Clarke: "No. But I am not saying it's something that should have happened, either. We now clearly have to be involved. The station as is will not handle an arena. The mayor of Alexandria has been pretty clear [about] that, and I think others as well.

"My assumption is within a $2 billion development, they're talking about some of that money is for transportation improvements. We clearly have to change part of Potomac Yard station to manage a new arena. And we look forward to working with all the partners on that, if all this comes to fruition."

On two weeks of service changes on the Red Line:

A partial shutdown of the Red Line began Monday and will continue through Dec. 30. Red Line trains are traveling in two segments: between Shady Grove and Dupont Circle, and between Gallery Place and Glenmont. Shuttle buses are running between Dupont Circle and Gallery Place. Metro said the service changes are happening so crews can work to improve tracks and repair tunnels.

Tuss: "All right. Red Line, big shutdown coming up [Monday]. Tell us why it's necessary?"

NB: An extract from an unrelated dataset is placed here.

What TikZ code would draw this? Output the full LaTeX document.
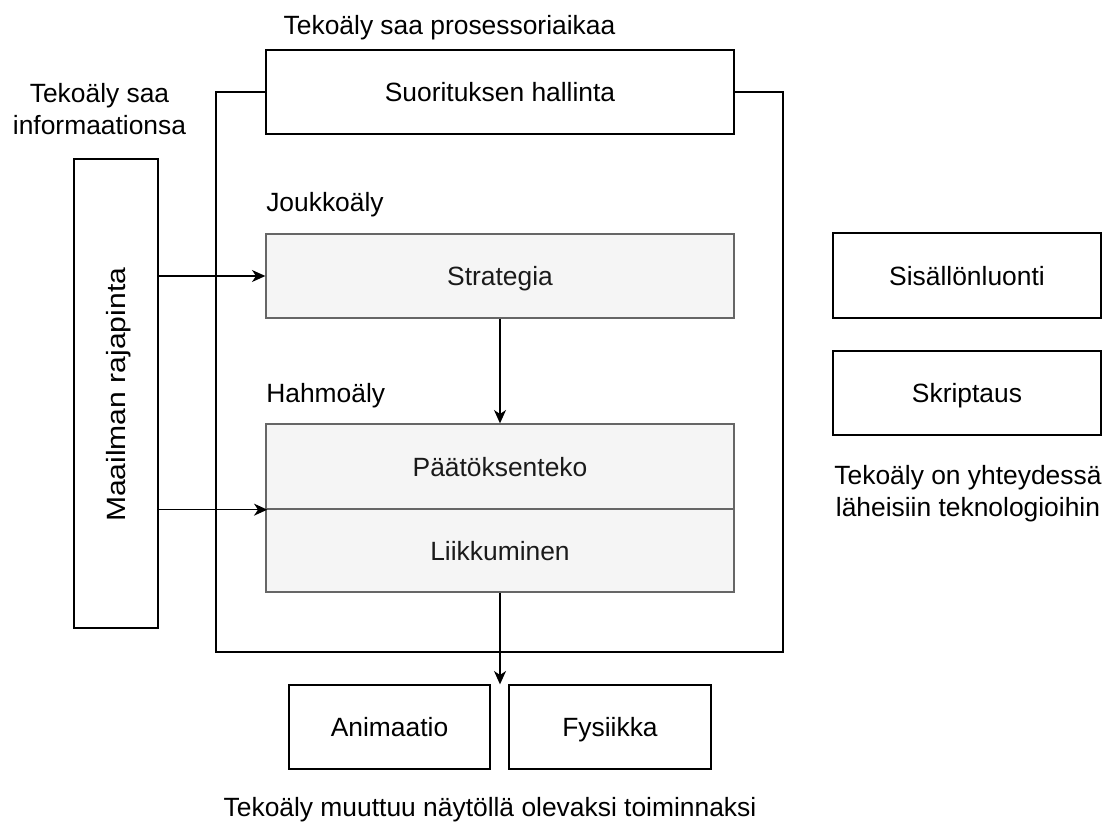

Clarke: "Listen, I feel really bad for our customers, any time we do any type of impact, but this one here — we have a structural issue in the original tunnel around Farragut North. We have to get in and fix that. If not, one day we won't have a Red Line. .... And so we never want to get into those catastrophic situations. We gotta get in; we've got to get as much work done as possible. So the core in the Red Line has not had a shutdown like this in like 30 years. So we know it's a bad time."

Tuss: "You know there’s a Madonna concert [Monday], right?"

Clarke: "Yeah, my wife was trying to get me to go to the concert. It's a little late for me since I go to bed early. But it is the time of year when we have 40% reduced ridership. And that's why we're doing it [now]. So our goal is to get in, get the work done safely, and now we have a great Red Line for decades to come. And we all move forward and just continue to drive this reliable, safe system that we have here."